DEAR SUSAN: How on Earth did you come up with the idea of exercises in singleness? I've heard of situps and pushups for the underused abs and belly muscles, but how does someone exercise their singleness?!
DEAR BLOGGER: The same logic that applies to one's abs or stomach muscles applies to their singleness: Underused is underdeveloped. A flaccid stomach muscle or abdomen is of little use to its owner when physical strength is called for. (Follow me closely here, dear Readers, and logic will lead you to your answer). The unmarried state, if not utilized vigorously, will tend to either grow inward, narrowing the supply of people so necessary to a full and vigorous life, or make a splash outward and become a mini-world of time-wasters and distractions. Either direction of energy is a contortion of the purpose of life, which is to grow and develop into more of a person. That purpose is best achieved in the unmarried state, when time and resources are under personal control. Exercising one's singleness is, then, conscious usage of one's time and resources in order to grow outward, to explore one's interests and to expand one's personal universe. And, when making the decision to migrate to the coupled world, the move can be as smooth as walking off a moving escalator — without missing a step. Paramount to coupled success is the continuation of the Exercises in Singleness! Maintaining them faithfully will keep one's undependence intact and operable. And, not incidentally, it will make you — and your relationship — so much more interesting. Being interesting and beloved makes for a fascinating partnership. I wish it to you.

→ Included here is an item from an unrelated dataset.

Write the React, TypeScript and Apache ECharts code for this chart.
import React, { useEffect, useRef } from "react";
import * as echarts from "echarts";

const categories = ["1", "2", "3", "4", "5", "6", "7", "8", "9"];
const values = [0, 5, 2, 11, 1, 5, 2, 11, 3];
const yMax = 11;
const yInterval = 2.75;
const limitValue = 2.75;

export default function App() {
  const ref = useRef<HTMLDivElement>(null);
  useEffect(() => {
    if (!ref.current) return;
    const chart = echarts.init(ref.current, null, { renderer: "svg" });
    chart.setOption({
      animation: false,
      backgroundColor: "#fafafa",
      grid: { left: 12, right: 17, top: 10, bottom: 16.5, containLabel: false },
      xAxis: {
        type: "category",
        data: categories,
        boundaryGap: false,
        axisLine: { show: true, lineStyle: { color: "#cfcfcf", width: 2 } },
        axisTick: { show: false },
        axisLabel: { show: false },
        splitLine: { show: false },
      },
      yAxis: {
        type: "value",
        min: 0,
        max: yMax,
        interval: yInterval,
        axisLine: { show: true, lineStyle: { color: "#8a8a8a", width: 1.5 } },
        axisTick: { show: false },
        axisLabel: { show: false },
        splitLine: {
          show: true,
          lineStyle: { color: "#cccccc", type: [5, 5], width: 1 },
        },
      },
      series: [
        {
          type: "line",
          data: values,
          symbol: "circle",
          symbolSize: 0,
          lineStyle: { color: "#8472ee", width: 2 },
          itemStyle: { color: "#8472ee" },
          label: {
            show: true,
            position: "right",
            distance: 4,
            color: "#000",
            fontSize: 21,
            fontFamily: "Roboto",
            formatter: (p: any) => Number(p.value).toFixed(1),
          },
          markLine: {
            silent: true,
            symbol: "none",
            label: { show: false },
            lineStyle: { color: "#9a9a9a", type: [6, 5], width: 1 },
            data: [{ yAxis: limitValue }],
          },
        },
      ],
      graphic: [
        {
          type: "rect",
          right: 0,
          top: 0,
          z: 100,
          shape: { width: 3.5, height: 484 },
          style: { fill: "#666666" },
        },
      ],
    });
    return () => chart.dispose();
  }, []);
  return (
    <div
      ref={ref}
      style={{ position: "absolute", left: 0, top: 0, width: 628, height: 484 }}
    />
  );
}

DEAR SUSAN: I'm commenting on Madonna Motherhood. I think no child should be raised without some kind of father figure; there are things a child cannot learn from a single mother. I don't know any woman who has chosen to be a single mom, but I do know some women who are single mothers — and they have a big job! One thing about a child: You have a lifetime friend.
DEAR BLOGGER: I agree — a child should have the benefit of male and female influences growing up. But (yes, I was a widowed single mom) there are intelligent ways of putting a male into your child's sphere. Enrolling the child in a Sunday school class that has a male teacher, an after-school play group, a summer sleep-away camp or day camp will bring male figures (counselors, etc.) into his life. One suggestion made by well-meaning friends felt risky, and I decided against enrolling my son in a Boys Town- type of organization. (My instincts were borne out years later in gut-wrenching headlines.) Yes, Scott needed a male influence, decidedly so. But inserting a pseudo Daddy into his young and impressionable mind just didn't sit right with me; the back of my neck bristled at the thought of it. But, of course, a fatherless child needs male influences — carefully examined influences. With women on the rise, earning more money and outnumbering men, it seems inevitable that more and more women will opt for Madonna motherhood. We're just beginning to recognize the complications of the phenomenon, which inevitably has two sides. What's good for the goose, as they say, is good for the gander. In my own family, a 40-ish bachelor — handsome and wealthy — is taking legal steps to have a child carried by a surrogate and legally given to him at birth. He's not at all sure he will ever marry, but he is taking each and every legal step to make sure he will be part of the wonders of parenthood — and have a friend for a lifetime. I wish it to him.